The next project was taking down the main sail and repairing the broken battens. This one really hurt because we had just replaced those two battens (at great expense) when we returned to Raiatea a couple of months ago. They tend to break in heavy weather right near where they enter the car on the mast. I think the angle there is too severe and the sail is not sufficiently reinforced to handle the stress. We put the two old battens back in and reinforced the ends with self amalgamating silicon repair tape, the only thing that might work in the circumstances. If I had some carbon fiber tape I could wrap it around the battens and epoxy it in place, but that stuff is very rare in these parts.  We’ll see how it goes but we’ll probably have to replace them in Fiji.

While at the mast we also reinstalled the 5/8 inch by 2.5 inch stainless gooseneck bolt. The nut now engages with all threads (after I took off the second reefing plate) and we got two spare nuts so I feel much better about that. Having the boom come loose in a storm is a worse case scenario.

We still have to repair the tears in the luff protection cover on the staysail, but will save that project for when we’re in the outer islands and can get the sewing machine up on the deck.

We’re also going through the boat to better secure and stow all the miscellaneous items that become guided missiles when we’re in heavy wind conditions. If it’s not bolted down it will become airborne in a storm.

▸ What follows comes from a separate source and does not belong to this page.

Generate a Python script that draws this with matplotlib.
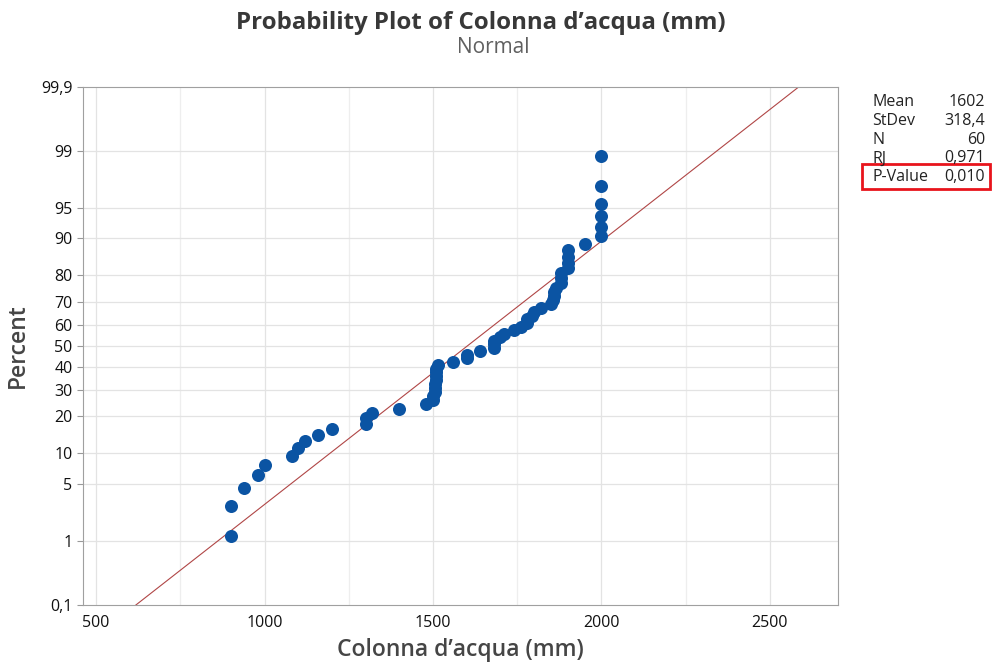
import matplotlib
matplotlib.use('Agg')
import matplotlib.pyplot as plt
from matplotlib.patches import Rectangle
from statistics import NormalDist
import numpy as np

plt.rcParams['font.family'] = ['Open Sans', 'DejaVu Sans']

values = [900, 900, 940, 980, 1000, 1080, 1100, 1120, 1160, 1200,
          1300, 1300, 1320, 1400, 1480, 1500, 1500, 1505, 1505, 1505,
          1510, 1510, 1510, 1510, 1515, 1560, 1600, 1600, 1640, 1680,
          1680, 1680, 1700, 1710, 1740, 1760, 1780, 1780, 1795, 1800,
          1820, 1850, 1855, 1860, 1860, 1865, 1880, 1880, 1880, 1900,
          1900, 1900, 1900, 1950, 2000, 2000, 2000, 2000, 2000, 2000]
mean_val = 1602
stdev_val = 318.4
stat_names = ['Mean', 'StDev', 'N', 'RJ', 'P-Value']
stat_texts = ['1602', '318,4', '60', '0,971', '0,010']
pct_ticks = [0.1, 1, 5, 10, 20, 30, 40, 50, 60, 70, 80, 90, 95, 99, 99.9]
pct_labels = ['0,1', '1', '5', '10', '20', '30', '40', '50', '60', '70', '80', '90', '95', '99', '99,9']
x_ticks = [500, 1000, 1500, 2000, 2500]

nd = NormalDist()
z = lambda p: nd.inv_cdf(p / 100.0)

n = len(values)
# median ranks (Benard), as Minitab does
pct = [(i + 1 - 0.3) / (n + 0.4) * 100 for i in range(n)]
yz = [z(p) for p in pct]

fig = plt.figure(figsize=(9.96, 6.66), dpi=100)
ax = fig.add_axes([0.0833, 0.0916, 0.758, 0.778])

ax.set_xlim(461, 2702)
ax.set_ylim(z(0.1), z(99.9))

# grid
for xv in np.arange(500, 2701, 250):
    ax.axvline(xv, color='#eeeeee' if xv % 500 else '#e3e3e3', lw=0.9, zorder=0)
for p in pct_ticks[1:-1]:
    ax.axhline(z(p), color='#e3e3e3', lw=0.9, zorder=0)

# fitted line
lz = np.array([z(0.1), z(99.9)])
ax.plot(mean_val + stdev_val * lz, lz, color='#b04646', lw=0.8, zorder=2)

ax.scatter(values, yz, s=88, color='#0b54a3', zorder=3, linewidths=0)

ax.set_yticks([z(p) for p in pct_ticks])
ax.set_yticklabels(pct_labels)
ax.set_xticks(x_ticks)
ax.tick_params(axis='y', length=4, color='#999999', labelsize=11.5, labelcolor='#111111')
ax.tick_params(axis='x', length=0, labelsize=11.5, labelcolor='#111111', pad=7)
for s in ax.spines.values():
    s.set_color('#a0a0a0')

ax.set_xlabel('Colonna d\u2019acqua (mm)', fontsize=16.5, color='#454545', labelpad=5,
              fontweight='semibold')
ax.set_ylabel('Percent', fontsize=16.5, color='#454545', labelpad=8, fontweight='semibold')

fig.text(0.483, 0.965, 'Probability Plot of Colonna d\u2019acqua (mm)', ha='center', va='center',
         fontsize=17.3, fontweight='bold', color='#383838')
fig.text(0.495, 0.928, 'Normal', ha='center', va='center', fontsize=15, color='#606060')

# summary table
y0 = 102
for k, (nm, tx) in enumerate(zip(stat_names, stat_texts)):
    yy = 1 - (y0 + 18.8 * k) / 666
    fig.text(872 / 996, yy, nm, ha='left', va='center', fontsize=11.5, color='#222222')
    fig.text(985 / 996, yy, tx, ha='right', va='center', fontsize=11.5, color='#222222')
fig.patches.append(Rectangle((862 / 996, 1 - 189 / 666), 128 / 996, 25 / 666,
                             transform=fig.transFigure, fill=False, ec='#e8141c', lw=2))

fig.savefig('out.png', dpi=100)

We also lost a boat hook overboard that we’ll try to replace in Fiji, and have some minor gelcoat damage to the bow from our anchor that we’ll fix in Australia, but other than that the boat came through the storm very well. 

There’s a lot to say about having a heavily constructed boat with strong rigging if you are going to sail the South Pacific.

And we thought we had lots of boat maintenance to do. This 160 ft. former Australian navy research vessel now called Plan B belongs to Brad Pitt (we think). He hasn't come over to say hi yet.